On the other hand, although the derived model provided satisfying prediction accuracy, one should note that its application for river flow forecasting in a watershed with remarkably different characteristics could provide ambiguous results, due to dependence of flow rate solely on climate data. Therefore, the proposed model should be applied only for rivers with small and medium river basins in South-Eastern Europe, which have similar watershed properties, including heterogeneous morphological and geological properties and various land uses. For rivers with different watershed characteristics, one should use the same methodology as in the present paper to develop a model whose results would correspond well with the observations made in a specific area of investigation.

Regarding future research, derived model (2) can be used for long-term prediction of hydrological time series in the 21st century. In such a case, the hydrological model may utilize meteorological time series provided by different scenarios of greenhouse gas emission from regional climate models instead of the actual observed time series.
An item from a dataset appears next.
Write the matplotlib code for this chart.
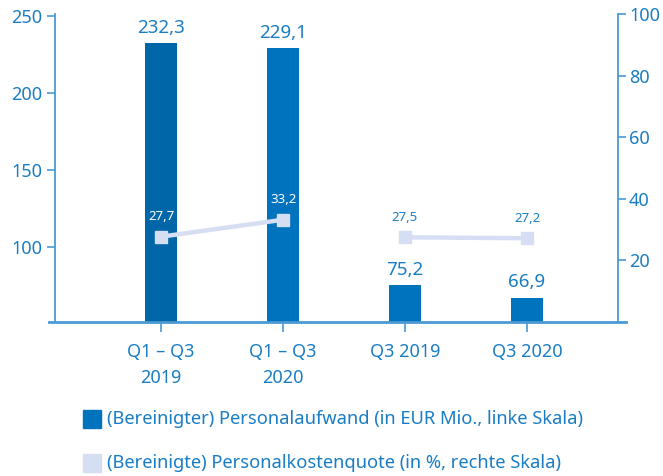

When formulated in such a way, prediction results of the proposed model could be compared to the previously developed models, e.g., models based on stochastic decomposition of time series. Only then would the suggested model have a chance to find its real practical value in forecasting river flow rate.

## ACKNOWLEDGEMENTS

This research was partly supported by the Ministry of Education, Science and Technological Development of the Republic of Serbia (Contract No. 37005).